A photo of political slogans written by students on walls.
Rebellious students in every Beijing school wrote wall posters against local power-holders. (Image: Villa Giulia/Public domain)

The very next day, the People’s Daily, which was now operating under left-wing editorial control, published a ringing endorsement of Mao’s call to deepen the Cultural Revolution. A day later, the same newspaper stressed the life-and-death nature of the current class struggle.

Such authoritative articles, appearing in the Communist Party’s flagship newspaper served to trigger a virtual tsunami of radical student activity at Beida, as well as on other nearby college and high school campuses. Suddenly, rebellious students in every Beijing school were writing wall posters and convening frenzied accusation and struggle sessions against local power-holders—from college presidents and principals to classroom teachers and office administrators.

Learn more about Mao’s offensive against class struggle and capitalist thinking.

Mounting Chaos across Beijing

At Beida, a group of student rebels seized President Lu Ping and a group of his colleagues. They stuck pointed dunce caps on their heads and forced them to kneel while the frenzied students spattered black ink on their faces, beat and kicked them, and then paraded them around the campus in disgrace.

Caught completely off guard by the mounting chaos, the Central Committee of the party, still under the day-to-day direction of Liu Shaoqi and Deng Xiaoping, played it strictly by the book. In cases of serious or widespread disorder, the standard operating procedure of the party was to send out work teams to investigate. And so Liu and Deng dispatched a number of work teams to schools and universities throughout Beijing to examine the nature and circumstances of the rising factional turmoil. Their mandate was to identify the source of the problem and then to fix it.

Common Questions about the Involvement of China’s Youth in Mao’s Revolution

Q: What is significant about Peking University with relation to Mao Zedong?

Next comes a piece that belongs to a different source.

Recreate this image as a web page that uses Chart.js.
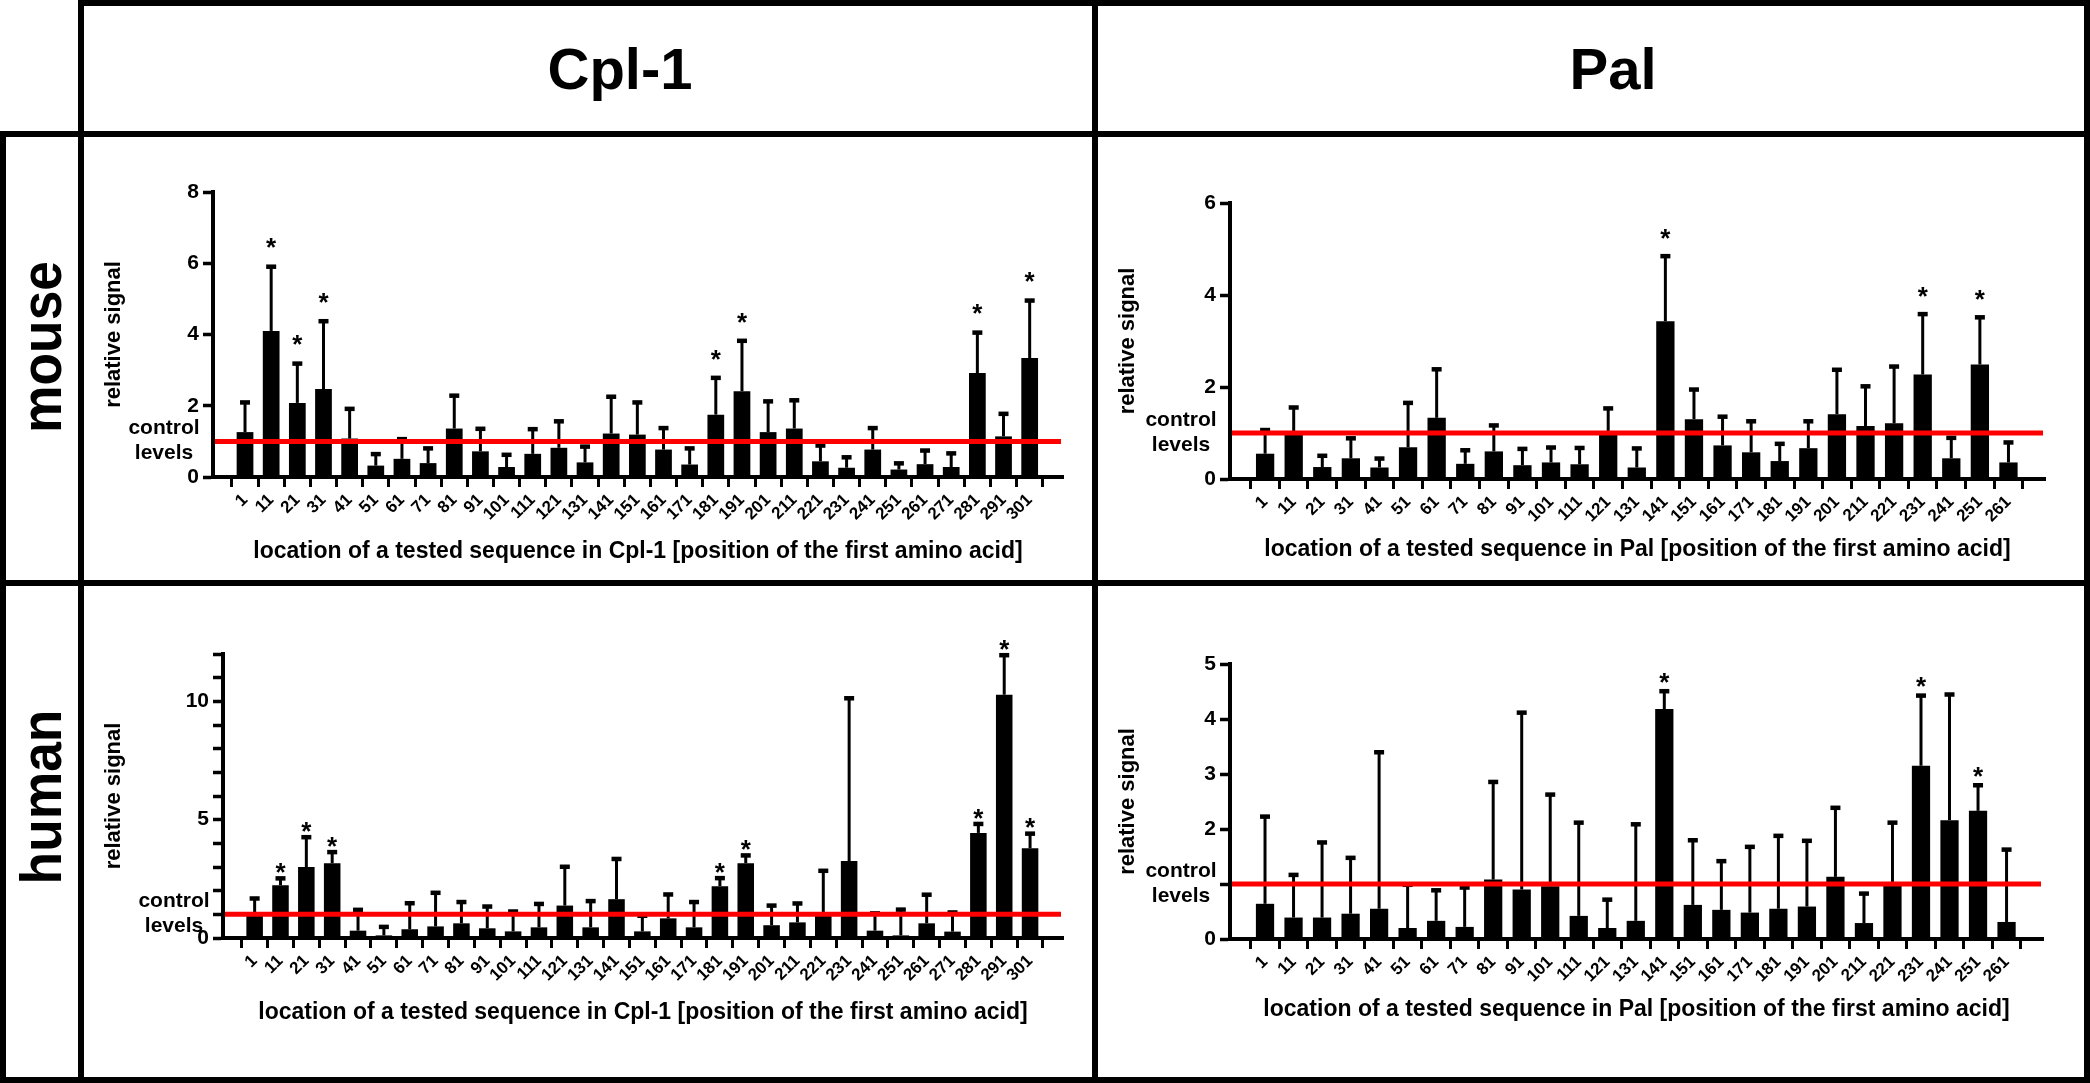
<!DOCTYPE html>
<html>
<head>
<meta charset="utf-8">
<title>Cpl-1 / Pal relative signal</title>
<script src="https://cdn.jsdelivr.net/npm/chart.js@4.4.1/dist/chart.umd.min.js"></script>
<style>
  html, body { margin: 0; padding: 0; background: #fff; }
  body { width: 2090px; height: 1083px; position: relative; overflow: hidden; font-family: 'Liberation Sans', Arial, sans-serif; }
  .ln { position: absolute; background: #000; }
  .hdr { position: absolute; font-weight: bold; font-size: 58px; transform: translate(-50%, -50%); white-space: nowrap; }
  .row { position: absolute; font-weight: bold; font-size: 58px; transform: translate(-50%, -50%) rotate(-90deg) scaleX(0.92); white-space: nowrap; }
  canvas { position: absolute; }
</style>
</head>
<body>
  <div class="ln" style="left:80px;top:0;width:2010px;height:6px"></div>
  <div class="ln" style="left:0;top:131px;width:2090px;height:6px"></div>
  <div class="ln" style="left:0;top:580px;width:2090px;height:6px"></div>
  <div class="ln" style="left:0;top:1077px;width:2090px;height:6px"></div>
  <div class="ln" style="left:0;top:131px;width:6px;height:952px"></div>
  <div class="ln" style="left:78px;top:0;width:6px;height:1083px"></div>
  <div class="ln" style="left:1092px;top:0;width:6px;height:1083px"></div>
  <div class="ln" style="left:2084px;top:0;width:6px;height:1083px"></div>

  <div class="hdr" style="left:620px;top:68px">Cpl-1</div>
  <div class="hdr" style="left:1613px;top:68px">Pal</div>
  <div class="row" style="left:40px;top:347px">mouse</div>
  <div class="row" style="left:40px;top:797px">human</div>

  <canvas id="cplMouse" width="1008" height="443" style="left:84px;top:137px"></canvas>
  <canvas id="palMouse" width="986" height="443" style="left:1098px;top:137px"></canvas>
  <canvas id="cplHuman" width="1008" height="491" style="left:84px;top:586px"></canvas>
  <canvas id="palHuman" width="986" height="491" style="left:1098px;top:586px"></canvas>

<script>
// ---- data ----
const cplPositions = ['1', '11', '21', '31', '41', '51', '61', '71', '81', '91', '101', '111', '121', '131', '141', '151',
    '161', '171', '181', '191', '201', '211', '221', '231', '241', '251', '261', '271', '281', '291', '301'];
const palPositions = ['1', '11', '21', '31', '41', '51', '61', '71', '81', '91', '101', '111', '121', '131', '141', '151',
    '161', '171', '181', '191', '201', '211', '221', '231', '241', '251', '261'];

const cplMouseMean = [1.26, 4.1, 2.08, 2.47, 1.08, 0.32, 0.51, 0.39, 1.36, 0.72, 0.28, 0.65, 0.82, 0.41, 1.22, 1.19,
    0.77, 0.35, 1.75, 2.41, 1.26, 1.36, 0.44, 0.26, 0.77, 0.21, 0.36, 0.28, 2.92, 1.14, 3.34];
const cplMouseErr = [2.1, 5.91, 3.19, 4.38, 1.92, 0.65, 1.07, 0.81, 2.29, 1.36, 0.63, 1.35, 1.57, 0.86, 2.26, 2.1,
    1.38, 0.81, 2.79, 3.83, 2.13, 2.16, 0.89, 0.56, 1.38, 0.39, 0.75, 0.67, 4.06, 1.78, 4.96];
const cplMouseSig = ['11', '21', '31', '181', '191', '281', '301'];

const palMouseMean = [0.55, 1.0, 0.26, 0.45, 0.25, 0.69, 1.33, 0.33, 0.6, 0.3, 0.36, 0.32, 0.98, 0.25, 3.43, 1.3,
    0.73, 0.58, 0.39, 0.67, 1.41, 1.15, 1.21, 2.27, 0.45, 2.49, 0.36];
const palMouseErr = [1.07, 1.56, 0.51, 0.89, 0.45, 1.66, 2.39, 0.63, 1.17, 0.66, 0.69, 0.68, 1.54, 0.67, 4.85, 1.95,
    1.36, 1.26, 0.77, 1.26, 2.38, 2.02, 2.45, 3.59, 0.9, 3.52, 0.8];
const palMouseSig = ['141', '231', '251'];

const cplHumanMean = [1.0, 2.23, 3.0, 3.16, 0.31, 0.11, 0.37, 0.49, 0.62, 0.41, 0.28, 0.45, 1.37, 0.45, 1.64, 0.28,
    0.83, 0.45, 2.19, 3.16, 0.54, 0.66, 1.07, 3.25, 0.31, 0.11, 0.62, 0.27, 4.44, 10.28, 3.79];
const cplHumanErr = [1.68, 2.53, 4.27, 3.64, 1.2, 0.48, 1.48, 1.92, 1.53, 1.34, 1.13, 1.45, 3.02, 1.57, 3.35, 0.95,
    1.85, 1.53, 2.54, 3.5, 1.38, 1.47, 2.85, 10.14, 1.05, 1.21, 1.84, 1.09, 4.83, 11.96, 4.42];
const cplHumanSig = ['11', '21', '31', '181', '191', '281', '291', '301'];

const palHumanMean = [0.64, 0.39, 0.39, 0.46, 0.55, 0.2, 0.33, 0.22, 1.08, 0.9, 0.96, 0.42, 0.2, 0.33, 4.18, 0.62,
    0.53, 0.48, 0.55, 0.59, 1.13, 0.29, 1.01, 3.15, 2.16, 2.33, 0.31];
const palHumanErr = [2.23, 1.17, 1.76, 1.48, 3.4, 0.99, 0.89, 0.94, 2.86, 4.12, 2.63, 2.12, 0.72, 2.09, 4.51, 1.8,
    1.42, 1.68, 1.88, 1.79, 2.39, 0.83, 2.12, 4.43, 4.45, 2.8, 1.63];
const palHumanSig = ['141', '231', '251'];

// y-axis tick marks and the ones that carry a number
const cplMouseYTicks = [0, 2, 4, 6, 8];
const cplMouseYLabels = [0, 2, 4, 6, 8];
const palMouseYTicks = [0, 2, 4, 6];
const palMouseYLabels = [0, 2, 4, 6];
const cplHumanYTicks = [0, 1, 2, 3, 4, 5, 6, 7, 8, 9, 10, 11, 12];
const cplHumanYLabels = [0, 5, 10];
const palHumanYTicks = [0, 1, 2, 3, 4, 5];
const palHumanYLabels = [0, 2, 3, 4, 5];

const controlLevel = 1;
const cplTitle = 'location of a tested sequence in Cpl-1 [position of the first amino acid]';
const palTitle = 'location of a tested sequence in Pal [position of the first amino acid]';

// ---- drawing helpers ----
const FONT = "'Liberation Sans', Arial, sans-serif";

// error bars (upper only), red control line, "control levels" and significance stars
const marksPlugin = {
    id: 'marks',
    afterDatasetsDraw(chart, args, opts) {
        const { ctx, chartArea, scales: { y } } = chart;
        const meta = chart.getDatasetMeta(0);
        ctx.save();
        ctx.strokeStyle = '#000';
        ctx.fillStyle = '#000';
        meta.data.forEach((bar, i) => {
            const ye = y.getPixelForValue(opts.err[i]);
            ctx.lineWidth = 3;
            ctx.beginPath();
            ctx.moveTo(bar.x, bar.y);
            ctx.lineTo(bar.x, ye);
            ctx.stroke();
            ctx.fillRect(bar.x - 5, ye - 2, 10, 4.5);
        });

        const yc = y.getPixelForValue(opts.control);
        ctx.strokeStyle = '#ff0000';
        ctx.lineWidth = 5;
        ctx.beginPath();
        ctx.moveTo(chartArea.left + 2, yc);
        ctx.lineTo(chartArea.right - 2, yc);
        ctx.stroke();

        ctx.fillStyle = '#000';
        ctx.font = 'bold 21px ' + FONT;
        ctx.textAlign = 'center';
        ctx.textBaseline = 'middle';
        ctx.fillText('control', chartArea.left - 49, yc - 13);
        ctx.fillText('levels', chartArea.left - 49, yc + 12);

        ctx.font = 'bold 26px ' + FONT;
        ctx.textBaseline = 'alphabetic';
        opts.labels.forEach((lab, i) => {
            if (!opts.sig.includes(lab)) return;
            const ye = y.getPixelForValue(opts.err[i]);
            ctx.fillText('*', meta.data[i].x, ye - opts.starGap + 15);
        });
        ctx.restore();
    }
};

function drawPanel(id, labels, mean, err, sig, xTitle, yTicks, yLabels, geo) {
    const canvas = document.getElementById(id);
    const boxLeft = parseFloat(canvas.style.left), boxTop = parseFloat(canvas.style.top);
    const boxRight = boxLeft + canvas.width, boxBottom = boxTop + canvas.height;

    new Chart(canvas, {
        type: 'bar',
        data: {
            datasets: [{
                data: mean.map((v, i) => ({ x: i, y: v })),
                backgroundColor: '#000',
                borderWidth: 0,
                barPercentage: 0.64,
                categoryPercentage: 1
            }]
        },
        options: {
            responsive: false,
            animation: false,
            devicePixelRatio: 1,
            layout: { padding: { top: geo.top - boxTop, right: boxRight - geo.right, left: 0, bottom: 0 } },
            plugins: {
                legend: { display: false },
                tooltip: { enabled: false },
                marks: { err, sig, labels, control: controlLevel, starGap: geo.starGap }
            },
            scales: {
                x: {
                    type: 'linear',
                    min: -0.7,
                    max: labels.length - 1 + 0.75,
                    afterBuildTicks: s => { s.ticks = labels.map((l, i) => ({ value: i })); },
                    afterFit: s => { s.height = boxBottom - geo.bottom; s.paddingLeft = 0; s.paddingRight = 0; },
                    ticks: {
                        autoSkip: false, minRotation: 45, maxRotation: 45, padding: 3,
                        color: '#000', font: { family: FONT, size: 17, weight: 'bold' },
                        callback: v => labels[v]
                    },
                    grid: { drawOnChartArea: false, drawTicks: true, tickLength: 10, tickWidth: 3, tickColor: '#000' },
                    border: { display: true, color: '#000', width: 4 },
                    title: {
                        display: true, text: xTitle, color: '#000',
                        font: { family: FONT, size: 23, weight: 'bold' },
                        padding: { top: 0, bottom: boxBottom - geo.titleY - 14 }
                    }
                },
                y: {
                    min: 0,
                    max: yTicks[yTicks.length - 1],
                    afterBuildTicks: s => { s.ticks = yTicks.map(v => ({ value: v })); },
                    afterFit: s => { s.width = geo.left - boxLeft; s.paddingTop = 0; s.paddingBottom = 0; },
                    ticks: {
                        autoSkip: false, padding: 4, color: '#000',
                        font: { family: FONT, size: 21, weight: 'bold' },
                        callback: v => (yLabels.includes(v) ? v : '')
                    },
                    grid: { drawOnChartArea: false, drawTicks: true, tickLength: 10, tickWidth: 3.5, tickColor: '#000' },
                    border: { display: true, color: '#000', width: 4 },
                    title: {
                        display: true, text: 'relative signal', color: '#000',
                        font: { family: FONT, size: 22, weight: 'bold' },
                        padding: { top: 17, bottom: 0 }
                    }
                }
            }
        },
        plugins: [marksPlugin]
    });
}

drawPanel('cplMouse', cplPositions, cplMouseMean, cplMouseErr, cplMouseSig, cplTitle, cplMouseYTicks, cplMouseYLabels,
    { left: 213, top: 192, right: 1063, bottom: 477, titleY: 551, starGap: 25 });
drawPanel('palMouse', palPositions, palMouseMean, palMouseErr, palMouseSig, palTitle, palMouseYTicks, palMouseYLabels,
    { left: 1230, top: 203, right: 2045, bottom: 479, titleY: 549, starGap: 24 });
drawPanel('cplHuman', cplPositions, cplHumanMean, cplHumanErr, cplHumanSig, cplTitle, cplHumanYTicks, cplHumanYLabels,
    { left: 223, top: 654, right: 1063, bottom: 938, titleY: 1012, starGap: 12 });
drawPanel('palHuman', palPositions, palHumanMean, palHumanErr, palHumanSig, palTitle, palHumanYTicks, palHumanYLabels,
    { left: 1230, top: 664, right: 2043, bottom: 939, titleY: 1009, starGap: 15 });
</script>
</body>
</html>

Peking University is China’s oldest institution of modern higher education. It was there that the young Mao Zedong first studied Marxism with the CCP’s co-founder, Li Dazhao.

Q: What happened when Mao endorsed Nie Yuanzi?

Mao hailed Nie’s dazibao as “China’s first Marxist-Leninist Big Character Poster”. With Mao’s endorsement, Nie Yuanzi went from being a “right-wing renegade” to being a left-wing heroine.

Q: What triggered the tsunami of radical student activity at Beida and other nearby college and high school campuses?

The People’s Daily published a ringing endorsement of Mao’s call to deepen the Cultural Revolution. A day later, the same newspaper stressed the life-and-death nature of the current class struggle. Such authoritative articles, appearing in the Communist Party’s flagship newspaper, served to trigger a virtual tsunami of radical student activity at Beida, as well as on other nearby college and high school campuses.